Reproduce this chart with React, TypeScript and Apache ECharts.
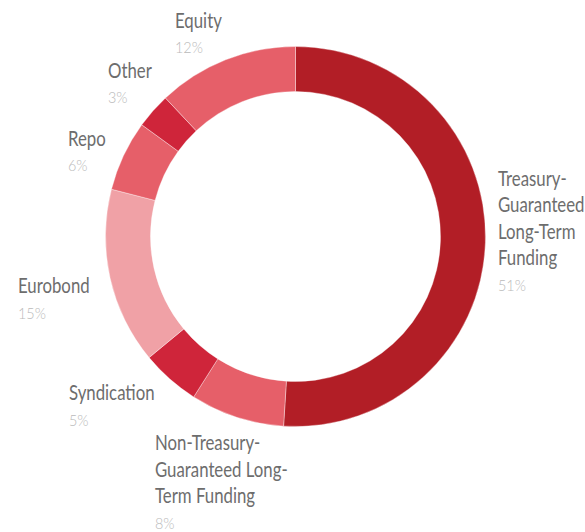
import React, { useEffect, useRef } from "react";
import * as echarts from "echarts";

const categories = [
  "Treasury-Guaranteed Long-Term Funding",
  "Non-Treasury-Guaranteed Long-Term Funding",
  "Syndication",
  "Eurobond",
  "Repo",
  "Other",
  "Equity",
];
const labelTexts = [
  "Treasury-\nGuaranteed\nLong-Term\nFunding",
  "Non-Treasury-\nGuaranteed Long-\nTerm Funding",
  "Syndication",
  "Eurobond",
  "Repo",
  "Other",
  "Equity",
];
const shares = [51, 8, 5, 15, 6, 3, 12];

const sliceColors = ["#B21E26", "#E65F69", "#CF253A", "#F0A1A6", "#E65F69", "#CF253A", "#E65F69"];
const labelPos: [number, number][] = [
  [498, 164.25],
  [155, 428.75],
  [69, 378.75],
  [18, 271.75],
  [68, 124.25],
  [108, 56.25],
  [175, 6.25],
];

const FONT = "Lato, 'Open Sans', Roboto, sans-serif";
const NAME_LH = 26.5;

export default function App() {
  const ref = useRef<HTMLDivElement>(null);
  useEffect(() => {
    if (!ref.current) return;
    const chart = echarts.init(ref.current, undefined, { renderer: "svg" });
    const labels = labelTexts.flatMap((t, i) => {
      const [lx, ly] = labelPos[i];
      const n = t.split("\n").length;
      return [
        {
          type: "text",
          x: lx,
          y: ly,
          scaleX: 0.8,
          silent: true,
          style: {
            text: t,
            fontFamily: FONT,
            fontSize: 21,
            lineHeight: NAME_LH,
            fill: "#6d6d6d",
            align: "left",
            verticalAlign: "top",
          },
        },
        {
          type: "text",
          x: lx,
          y: ly + (n - 0.5) * NAME_LH + 27.5,
          scaleX: 0.9,
          silent: true,
          style: {
            text: shares[i] + "%",
            fontFamily: FONT,
            fontSize: 16,
            fontWeight: 300,
            fill: "#bababa",
            align: "left",
            verticalAlign: "middle",
          },
        },
      ];
    });
    chart.setOption({
      animation: false,
      backgroundColor: "#ffffff",
      graphic: labels,
      series: [
        {
          type: "pie",
          center: [295.5, 236.5],
          radius: [145, 190],
          startAngle: 90,
          clockwise: true,
          itemStyle: { borderColor: "rgba(255,255,255,0.6)", borderWidth: 0.6 },
          label: { show: false },
          labelLine: { show: false },
          emphasis: { disabled: true },
          data: categories.map((c, i) => ({
            name: c,
            value: shares[i],
            itemStyle: { color: sliceColors[i] },
          })),
        },
      ],
    });
    return () => chart.dispose();
  }, []);
  return (
    <div
      ref={ref}
      style={{ position: "fixed", left: 0, top: 0, width: 585, height: 532 }}
    />
  );
}
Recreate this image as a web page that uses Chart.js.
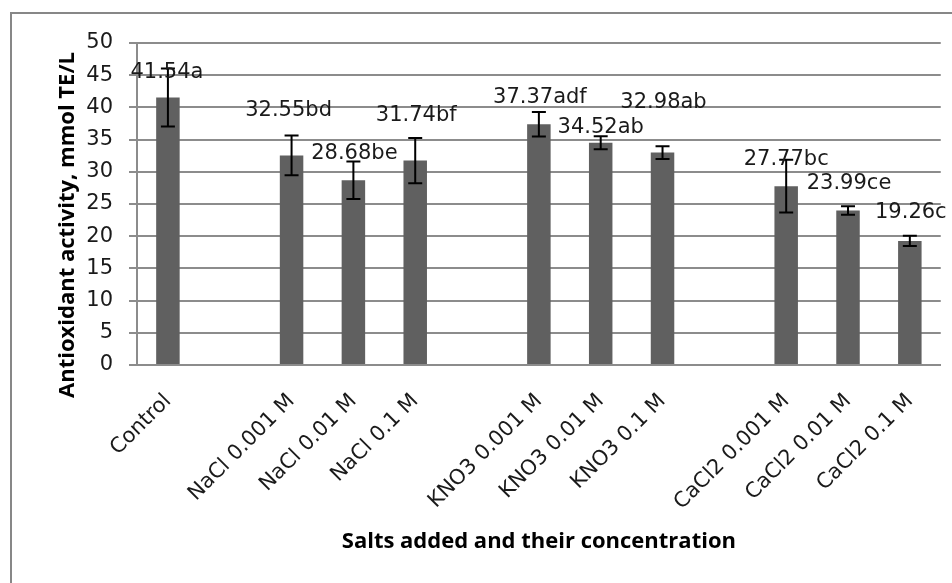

────────────────

• [Instructions for the task] Without any pictures, reproduce the lines from the first one in the material through the line that has "const shares = [51, 8, 5, 15, 6, 3, 12];", exactly as they appear.

• [Answer below]
Reproduce this chart with React, TypeScript and Apache ECharts.
import React, { useEffect, useRef } from "react";
import * as echarts from "echarts";

const categories = [
  "Treasury-Guaranteed Long-Term Funding",
  "Non-Treasury-Guaranteed Long-Term Funding",
  "Syndication",
  "Eurobond",
  "Repo",
  "Other",
  "Equity",
];
const labelTexts = [
  "Treasury-\nGuaranteed\nLong-Term\nFunding",
  "Non-Treasury-\nGuaranteed Long-\nTerm Funding",
  "Syndication",
  "Eurobond",
  "Repo",
  "Other",
  "Equity",
];
const shares = [51, 8, 5, 15, 6, 3, 12];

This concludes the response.